No. None of the above. The 'desperation' is simply their restless discontentment with, well, you name it. These are the 'housewives' of today, eating the fruit of some 30 years of sexual revolution. They are pathetic and shallow. Unable to manage a home, a job, a husband, a child, much less all four combined. They are like silly schoolgirls, falling over cute boys, back biting and gossiping, and totally self absorbed. And it wouldn't be good t.v. if this weren't the case.

The problem with all this is. We don't get it. Certainly, we take note that this is satire. Black comedy. But, do we really get it? Do we watch such a show and understand what is truly wrong with these women's lives? Or the men's lives for that matter. I don't think we do. That is what scares me. The fiction comes frighteningly close to the truth here. Too close for comfort.

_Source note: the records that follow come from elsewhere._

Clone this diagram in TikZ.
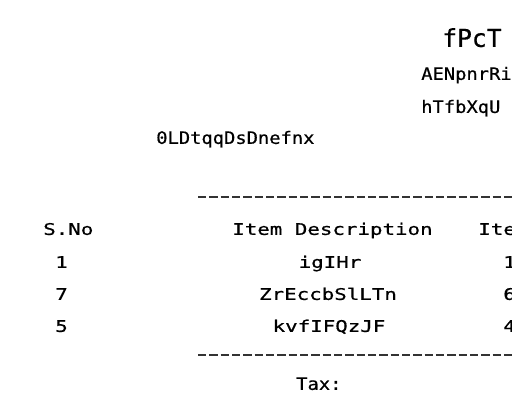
\documentclass[tikz,border=0pt]{standalone}
\usepackage{fontspec}
\newfontfamily\ttlfont[FakeBold=0.6]{DejaVu Sans Mono}
\newfontfamily\midfont[FakeStretch=1.1,FakeBold=0.6]{DejaVu Sans Mono}
\newfontfamily\tabfont[FakeStretch=1.3,FakeBold=0.6]{DejaVu Sans Mono}
\begin{document}
\begin{tikzpicture}[x=0.75pt,y=-0.75pt,
  txt/.style={inner sep=0pt,anchor=mid west,text=black},
  ttl/.style={txt,font=\ttlfont\fontsize{18.5}{20}\selectfont},
  mid/.style={txt,font=\midfont\fontsize{12.8}{14}\selectfont},
  tab/.style={txt,font=\tabfont\fontsize{12}{13}\selectfont},
  tabc/.style={tab,anchor=mid},
  rule/.style={draw=black!80,line width=0.9pt,dash pattern=on 6.3pt off 2.2pt}]
\useasboundingbox (0,0) rectangle (512,400);
\clip (0,0) rectangle (512,400);
\node[ttl] (title) at (442,44) {fPcT};
\node[mid] (l1) at (421,77) {AENpnrRi};
\node[mid] (l2) at (421,110) {hTfbXqU};
\node[mid] (l3) at (156,141) {0LDtqqDsDnefnx};
\coordinate (d1a) at (198,197);
\coordinate (d1b) at (514,197);
\draw[rule] (d1a) -- (d1b);
\node[tab] (hno) at (43,232) {S.No};
\node[tab] (hdesc) at (232,232) {Item Description};
\node[tab] (hprice) at (478,232) {Ite};
\node[tab] (n1) at (55,265) {1};
\node[tabc] (i1) at (330,265) {igIHr};
\node[tab] (p1) at (503,265) {1};
\node[tab] (n2) at (55,297) {7};
\node[tabc] (i2) at (328,297) {ZrEccbSlLTn};
\node[tab] (p2) at (503,297) {6};
\node[tab] (n3) at (55,329) {5};
\node[tabc] (i3) at (329,329) {kvfIFQzJF};
\node[tab] (p3) at (503,329) {4};
\coordinate (d2a) at (198,355);
\coordinate (d2b) at (514,355);
\draw[rule] (d2a) -- (d2b);
\node[mid] (tax) at (296,387) {Tax:};
\end{tikzpicture}
\end{document}
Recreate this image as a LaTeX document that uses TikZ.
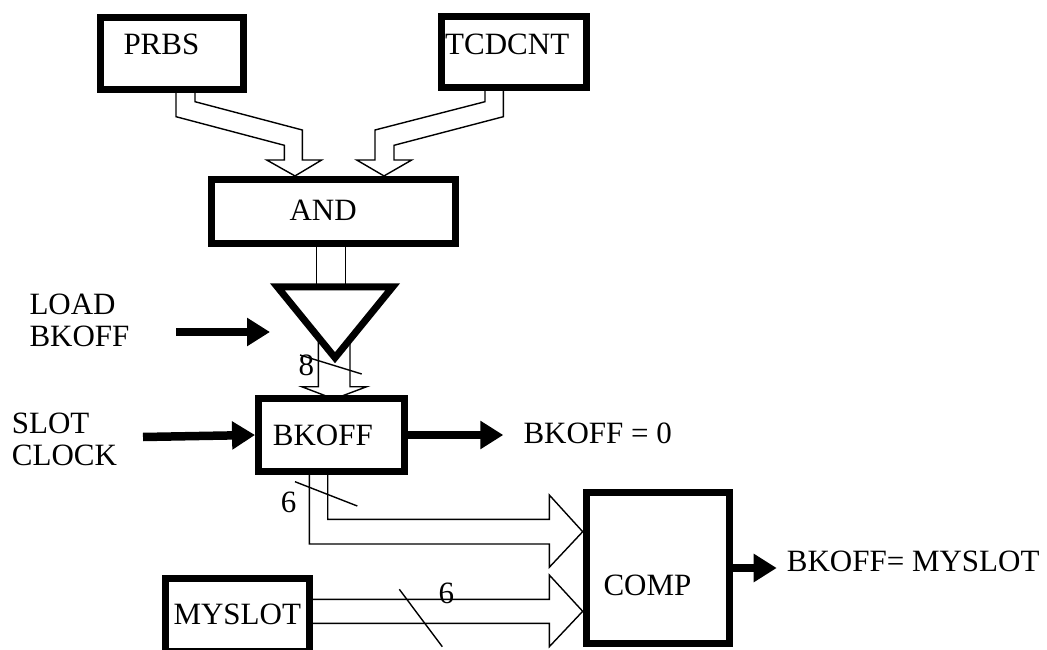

But...there is wonderful hope for all of us adrift in these desperate times. The good news is that Jesus Christ transforms our depraved, mundane, trivial, or chaotic (pick one) lives. There is a supernatural, other worldly power that is available to those that would anchor their hopes to Jesus Christ by faith. It offers us 'all we need for life and godliness'. It gives us purpose for this age and a glorious hope for the age to come. It draws us out of ourselves and into service of others. It gives us a beautiful, mysterious vantage point on the sovereign work of a heavenly Father. A part of this sovereign work is the restoration of marriages, a promise to turn the hearts of parents to their children and children to their parents, place us in community with those around us as a family, and most of all, God's sovereign work daily conforms us to the greatest man who ever lived, the man that was God himself, who gave his life a ransom for many, who rose up from the dead, who is alive and gives life, Jesus Christ.

So, come on desperate housewives, hopeless husbands, pathetic pastors, whatever you are- there is a wonderful rebirth in Jesus Christ!